### [Task to complete]
Your output is the lines from the first one to the one containing "var metallproduktionPct = [0, 17, 83];", repeated exactly, with images left out.

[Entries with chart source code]
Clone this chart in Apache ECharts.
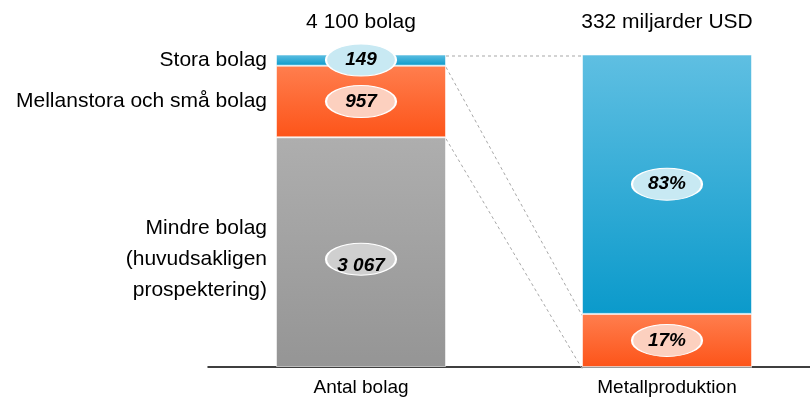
<!DOCTYPE html>
<html>
<head>
<meta charset="utf-8">
<script src="https://cdn.jsdelivr.net/npm/echarts@6/dist/echarts.min.js"></script>
<style>
html,body{margin:0;padding:0;background:#fff;}
#chart{width:810px;height:401px;}
</style>
</head>
<body>
<div id="chart"></div>
<script>
// ---- data ----
var categories = ['Antal bolag', 'Metallproduktion'];
var headers = ['4 100 bolag', '332 miljarder USD'];
var segmentNames = ['Mindre bolag\n(huvudsakligen\nprospektering)', 'Mellanstora och små bolag', 'Stora bolag'];
var antalBolag = [3067, 957, 149];          // Mindre, Mellanstora/små, Stora
var metallproduktionPct = [0, 17, 83];      // Mindre, Mellanstora/små, Stora

// ---- derived ----
var totalBolag = antalBolag.reduce(function (a, b) { return a + b; }, 0);
var leftShare = antalBolag.map(function (v) { return v / totalBolag * 100; });
var rightShare = metallproduktionPct.slice();

function fmtNum(v) { return String(v).replace(/\B(?=(\d{3})+(?!\d))/g, ' '); }

var FONT = '"Liberation Sans", Arial, Helvetica, sans-serif';
var gradients = [
  ['#aeaeae', '#959595'],
  ['#ff7e4e', '#fd5419'],
  ['#5fbfe2', '#0b9acb']
];
var ellipseColors = ['#cfcfcf', '#fcd0bf', '#c8e9f3'];

function grad(c) {
  return new echarts.graphic.LinearGradient(0, 0, 0, 1, [{ offset: 0, color: c[0] }, { offset: 1, color: c[1] }]);
}

var series = [];
// stacked bars
segmentNames.forEach(function (name, i) {
  series.push({
    type: 'bar',
    name: name,
    stack: 'total',
    barWidth: 170,
    itemStyle: { color: grad(gradients[i]), borderColor: 'rgba(255,255,255,0.55)', borderWidth: 1 },
    data: [
      {
        value: leftShare[i],
        label: {
          show: true, position: 'left', distance: 9,
          formatter: name, color: '#000', fontFamily: FONT, fontSize: 21,
          lineHeight: i === 0 ? 31 : 24, align: 'right',
          offset: i === 0 ? [0, 7] : [0, 0]
        }
      },
      { value: rightShare[i] }
    ]
  });
});

// ellipse value labels
var ellipseData = [];
var cumL = 0, cumR = 0;
for (var i = 0; i < segmentNames.length; i++) {
  ellipseData.push({
    value: [0, cumL + leftShare[i] / 2],
    itemStyle: { color: ellipseColors[i] },
    symbolOffset: i === 0 ? [0, 7] : [0, 0],
    label: { formatter: fmtNum(antalBolag[i]), offset: i === 0 ? [0, 7] : [0, 0] }
  });
  if (rightShare[i] > 0) {
    ellipseData.push({
      value: [1, cumR + rightShare[i] / 2],
      itemStyle: { color: ellipseColors[i] },
      label: { formatter: rightShare[i] + '%' }
    });
  }
  cumL += leftShare[i];
  cumR += rightShare[i];
}
series.push({
  type: 'scatter',
  symbol: 'circle',
  symbolSize: [70, 32],
  z: 5,
  itemStyle: { borderColor: '#ffffff', borderWidth: 1.5, opacity: 1 },
  label: {
    show: true, position: 'inside', color: '#000', fontFamily: FONT,
    fontSize: 19, fontWeight: 'bold', fontStyle: 'italic'
  },
  data: ellipseData
});

// dashed connector lines: [x, leftY, rightY]
var connectors = [
  [0, leftShare[0] + leftShare[1] + leftShare[2], rightShare[0] + rightShare[1] + rightShare[2]],
  [0, leftShare[0] + leftShare[1], rightShare[0] + rightShare[1]],
  [0, leftShare[0], rightShare[0]]
];
series.push({
  type: 'custom',
  z: 1,
  encode: { x: 0, y: 1 },
  data: connectors,
  renderItem: function (params, api) {
    var p0 = api.coord([0, api.value(1)]);
    var p1 = api.coord([1, api.value(2)]);
    return {
      type: 'line',
      shape: { x1: p0[0] + 85, y1: p0[1] + 1.5, x2: p1[0] - 85, y2: p1[1] + 1.5 },
      style: { stroke: '#a8a8a8', lineWidth: 1, lineDash: [3, 3] }
    };
  }
});

var chart = echarts.init(document.getElementById('chart'), null, { renderer: 'canvas' });
chart.setOption({
  animation: false,
  backgroundColor: '#ffffff',
  grid: { left: 208, width: 612, top: 54.5, height: 312.5, outerBoundsMode: 'none', containLabel: false },
  xAxis: [
    {
      type: 'category', data: categories, position: 'bottom',
      axisLine: { show: true, lineStyle: { color: '#000', width: 1.5 } },
      axisTick: { show: false },
      axisLabel: { color: '#000', fontFamily: FONT, fontSize: 19, margin: 11 }
    },
    {
      type: 'category', data: headers, position: 'top',
      axisLine: { show: false }, axisTick: { show: false },
      axisLabel: { color: '#000', fontFamily: FONT, fontSize: 21, margin: 22 }
    }
  ],
  yAxis: { type: 'value', min: 0, max: 100, show: false, splitLine: { show: false } },
  series: series
});
</script>
</body>
</html>
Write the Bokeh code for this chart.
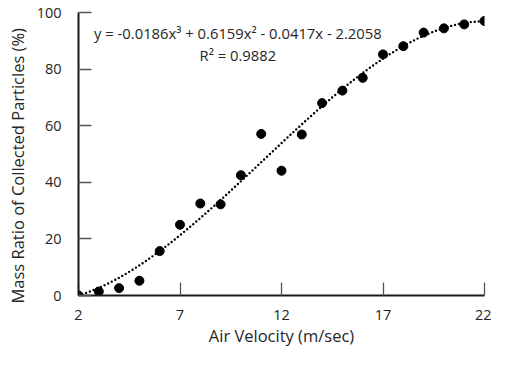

### [The result]
Clone this chart in Apache ECharts.
<!DOCTYPE html>
<html>
<head>
<meta charset="utf-8">
<script src="https://cdn.jsdelivr.net/npm/echarts@6/dist/echarts.min.js"></script>
<style>
html,body{margin:0;padding:0;background:#fff;}
#chart{width:810px;height:401px;}
</style>
</head>
<body>
<div id="chart"></div>
<script>
// ---- data ----
var categories = ['Antal bolag', 'Metallproduktion'];
var headers = ['4 100 bolag', '332 miljarder USD'];
var segmentNames = ['Mindre bolag\n(huvudsakligen\nprospektering)', 'Mellanstora och små bolag', 'Stora bolag'];
var antalBolag = [3067, 957, 149];          // Mindre, Mellanstora/små, Stora
var metallproduktionPct = [0, 17, 83];      // Mindre, Mellanstora/små, Stora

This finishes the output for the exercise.